Earlier in March, the EU member states developed an outline of a plan aimed at making them independent from Russian supplies well before 2030. Starting with gas, the plan could help reduce Europe’s demand by two-thirds before the end of the year.

The alliance is starting to bear fruit, as confirmed this Friday, when Ursula von der Leyen and Joe Biden, the leaders of the EU and the U.S. respectively, reaffirmed their joint commitment to Europe’s energy security and sustainability and global transition to clean energy.

They announced the U.S. will supply 15 billion cubic meters of liquefied natural gas (LNG) to the EU this year, underlining their pledge to meet the goals of the Paris Agreement, by promising to ensure the reduction of greenhouse gas intensity for all new LNG infrastructure by increased use of clean energy.

Another focus of the mutual initiative includes accelerating the development of renewable energy projects and strategic energy cooperation on offshore wind and other clean energy technologies, with plans to deepen collaboration on the production and use of clean and renewable hydrogen and supporting infrastructure.

Meanwhile, the transition to clean energy sources is still going full steam ahead, with the latest positive signals coming from the Netherlands where the banking and financial services corporation ING decided to step up its renewable energy efforts and restrict financing for new oil & gas fields as part of a push to facilitate the energy transition.

Renewables, hydrogen, and infrastructure upgrades across Europe

Energy security is underpinned by the diversification of energy supply. This means renewable energy sources will continue to play the pivotal role in the energy mix of the future, with green hydrogen taking up increasingly important role as time passes.

In that regard, Germany has taken steps to strengthen cooperation on hydrogen with the United Arab Emirates (UAE), having signed various agreements to boost the hydrogen value chain for both German and UAE companies.

Most notably, Abu Dhabi National Oil Company (ADNOC) has signed a memorandum of understanding and joint study agreements with German companies related to green hydrogen production and transportation projects.

At the same time, German transmission system operator OGE and compatriot utility RWE announced the national infrastructure concept called H2ercules.

The infrastructure project, predicted to cost around €3.5 billion, is aimed at connecting electrolyzers as well as storage and import facilities in the north of the country with industrial consumers in the west and south of Germany.

Related Article

United Kingdom is also making great strides to diversify its own energy mix and upgrade the existing infrastructure to accommodate the increasing share of renewables and hydrogen.
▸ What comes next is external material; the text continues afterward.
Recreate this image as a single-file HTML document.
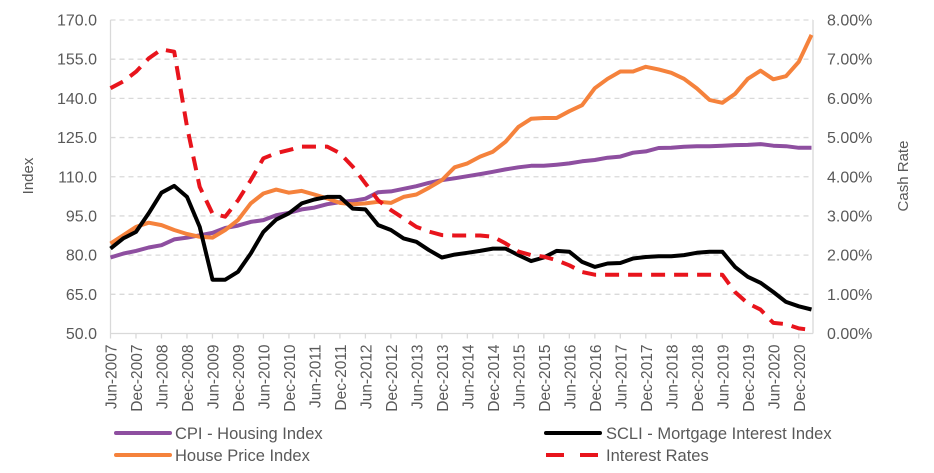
<!DOCTYPE html>
<html><head><meta charset="utf-8"><style>
body{margin:0;background:#fff;font-family:"Liberation Sans",Arial,sans-serif;}
svg text{fill:#595959;font-family:"Liberation Sans",Arial,sans-serif;}
</style></head><body>
<svg id="chart" width="934" height="468" xmlns="http://www.w3.org/2000/svg">
<g id="grid"></g>
<g id="axes"></g>
<g id="series"></g>
<text transform="translate(33,176) rotate(-90)" text-anchor="middle" font-size="15">Index</text>
<text transform="translate(908,176) rotate(-90)" text-anchor="middle" font-size="15">Cash Rate</text>
<g font-size="16.5">
<g><line x1="116" y1="433" x2="170" y2="433" stroke="#8e4fa0" stroke-width="4" stroke-linecap="round"/><text x="175" y="439">CPI - Housing Index</text></g>
<g><line x1="546" y1="433" x2="600" y2="433" stroke="#000" stroke-width="4" stroke-linecap="round"/><text x="606" y="439">SCLI - Mortgage Interest Index</text></g>
<g><line x1="116" y1="455" x2="170" y2="455" stroke="#f5823c" stroke-width="4" stroke-linecap="round"/><text x="175" y="461">House Price Index</text></g>
<g><line x1="546" y1="455" x2="600" y2="455" stroke="#e8141c" stroke-width="4" stroke-dasharray="18,16"/><text x="606" y="461">Interest Rates</text></g>
</g>
</svg>
<script>
const yTicks=["50.0","65.0","80.0","95.0","110.0","125.0","140.0","155.0","170.0"];
const y2Ticks=["0.00%","1.00%","2.00%","3.00%","4.00%","5.00%","6.00%","7.00%","8.00%"];
const xLabels=["Jun-2007","Dec-2007","Jun-2008","Dec-2008","Jun-2009","Dec-2009","Jun-2010","Dec-2010","Jun-2011","Dec-2011","Jun-2012","Dec-2012","Jun-2013","Dec-2013","Jun-2014","Dec-2014","Jun-2015","Dec-2015","Jun-2016","Dec-2016","Jun-2017","Dec-2017","Jun-2018","Dec-2018","Jun-2019","Dec-2019","Jun-2020","Dec-2020"];
const cpi=[79.1,80.6,81.6,82.9,83.8,86,86.7,87.6,88.5,90.4,91.3,92.7,93.4,95.3,96.2,97.5,98.2,99.5,100.3,100.8,101.6,104.1,104.4,105.4,106.4,107.7,108.7,109.4,110.2,111,111.9,112.8,113.6,114.2,114.2,114.6,115.1,115.9,116.4,117.3,117.7,119.2,119.7,121,121.1,121.5,121.7,121.7,121.9,122.1,122.2,122.5,121.9,121.7,121.1,121.1];
const hpi=[84.4,87.6,90.8,92.4,91.5,89.6,88.1,87,86.7,89.6,93.4,99.8,103.6,105.1,103.9,104.6,103.2,101.7,100,99.5,99.8,100.4,100,102.3,103.2,105.8,108.7,113.6,115.1,117.7,119.6,123.4,129.1,132.2,132.5,132.5,135.1,137.4,143.9,147.5,150.3,150.3,152.1,151.1,149.8,147.5,143.8,139.4,138.3,141.7,147.5,150.6,147.3,148.5,154,164.3];
const scli=[82.5,86.4,88.9,96,103.9,106.5,102.3,90.8,70.6,70.6,73.6,80.6,88.9,93.6,96,99.8,101.3,102.3,102.3,97.8,97.5,91.5,89.6,86.4,85.1,81.9,79.1,80.2,80.9,81.6,82.5,82.5,80,77.7,79.1,81.6,81.3,77.4,75.5,76.8,77,78.7,79.3,79.6,79.6,80,80.9,81.3,81.3,75.5,71.7,69.4,65.9,62.1,60.4,59.2];
const rates=[6.26,6.43,6.68,7.02,7.25,7.19,5.28,3.74,3.06,2.98,3.4,3.91,4.47,4.6,4.68,4.77,4.77,4.77,4.6,4.26,3.83,3.4,3.15,2.94,2.72,2.6,2.51,2.5,2.5,2.5,2.47,2.3,2.09,2.0,1.96,1.87,1.74,1.57,1.5,1.5,1.5,1.5,1.5,1.5,1.5,1.5,1.5,1.5,1.5,1.06,0.77,0.61,0.27,0.24,0.13,0.09];
const NS="http://www.w3.org/2000/svg";
const X0=110.5,X1=811.5,Y0=333.5,Y1=20;
const n=cpi.length;
const x=i=>X0+(X1-X0)*i/(n-1);
const y=v=>Y0-(v-50)/120*(Y0-Y1);
const y2=v=>Y0-v/8*(Y0-Y1);
function mk(tag,attrs,parent){const e=document.createElementNS(NS,tag);for(const k in attrs)e.setAttribute(k,attrs[k]);parent.appendChild(e);return e;}
const grid=document.getElementById('grid'),axes=document.getElementById('axes'),ser=document.getElementById('series');
yTicks.forEach((t,i)=>{const v=50+15*i;const yy=y(v);
 if(i>0){const g=mk('line',{x1:X0,x2:X1+1.5,y1:yy,y2:yy,stroke:'#d9d9d9','stroke-width':1.3,'stroke-dasharray':'5,4'},grid);}
 const tx=mk('text',{x:97,y:yy+5.5,'text-anchor':'end','font-size':16},axes);tx.textContent=t;
 
 
});
y2Ticks.forEach((t,i)=>{const yy=y2(i);
 const tx=mk('text',{x:827,y:yy+5.5,'text-anchor':'start','font-size':16},axes);tx.textContent=t;
 
 
});
mk('line',{x1:X0,x2:X0,y1:Y1,y2:Y0,stroke:'#d9d9d9','stroke-width':1.3},axes);
mk('line',{x1:X1+1.5,x2:X1+1.5,y1:Y1,y2:Y0,stroke:'#d9d9d9','stroke-width':1.3},axes);
mk('line',{x1:X0,x2:X1+1.5,y1:Y0,y2:Y0,stroke:'#d9d9d9','stroke-width':1.3},axes);
xLabels.forEach((t,i)=>{const xx=x(i*2);
 mk('line',{x1:xx,x2:xx,y1:Y0,y2:Y0+5,stroke:'#d9d9d9','stroke-width':1.3},axes);
 const tx=mk('text',{transform:`translate(${xx+6},${Y0+11}) rotate(-90)`,'text-anchor':'end','font-size':15.5},axes);tx.textContent=t;
 
 
});
function line(arr,fy,color,name,dash){
 const d=arr.map((v,i)=>(i?'L':'M')+x(i).toFixed(1)+','+fy(v).toFixed(1)).join('');
 const p=mk('path',{d:d,fill:'none',stroke:color,'stroke-width':4,'stroke-linejoin':'round'},ser);
 if(dash)p.setAttribute('stroke-dasharray',dash);
 
 
}
line(cpi,y,'#8e4fa0','cpi-housing-line');
line(hpi,y,'#f5823c','house-price-line');
line(scli,y,'#000000','scli-mortgage-line');
line(rates,y2,'#e8141c','interest-rates-line','14,9');
</script>
</body></html>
Namely, a new floating wind-to-hydrogen project is being proposed for the country by Environmental Resources Management’s (ERM) ERM Dolphyn and Source Energie.

The companies have entered into a partnership to jointly develop projects in the Celtic Sea that incorporate floating wind and green hydrogen production, with an aim to participate in the coming Crown Estate’s floating wind leasing round.

Related Article

Being on the forefront of tidal energy industry, the United Kingdom has this week seen a huge investment in the sector as well, made by the European Regional Development Fund (ERDF) through the Welsh Government.

The EU’s regional funding program awarded €37.6 million for the development of major tidal energy project, dubbed Morlais, and located offshore Anglesey in Wales.

The Morlais infrastructure development aims to further advance the development of tidal power generation technologies by providing them with grid connectivity.

Following the approval of funding, a North Wales-based company Jones Bros Civil Engineering was hired for the main contract in the project, worth €28.5 million.

Jones Bros will build all onshore infrastructure necessary to connect the 240MW scheme to UK’s electricity transmission network, starting from spring 2022.

Once fully operational, the Morlais tidal energy project will be able to provide clean power for over 180,000 homes.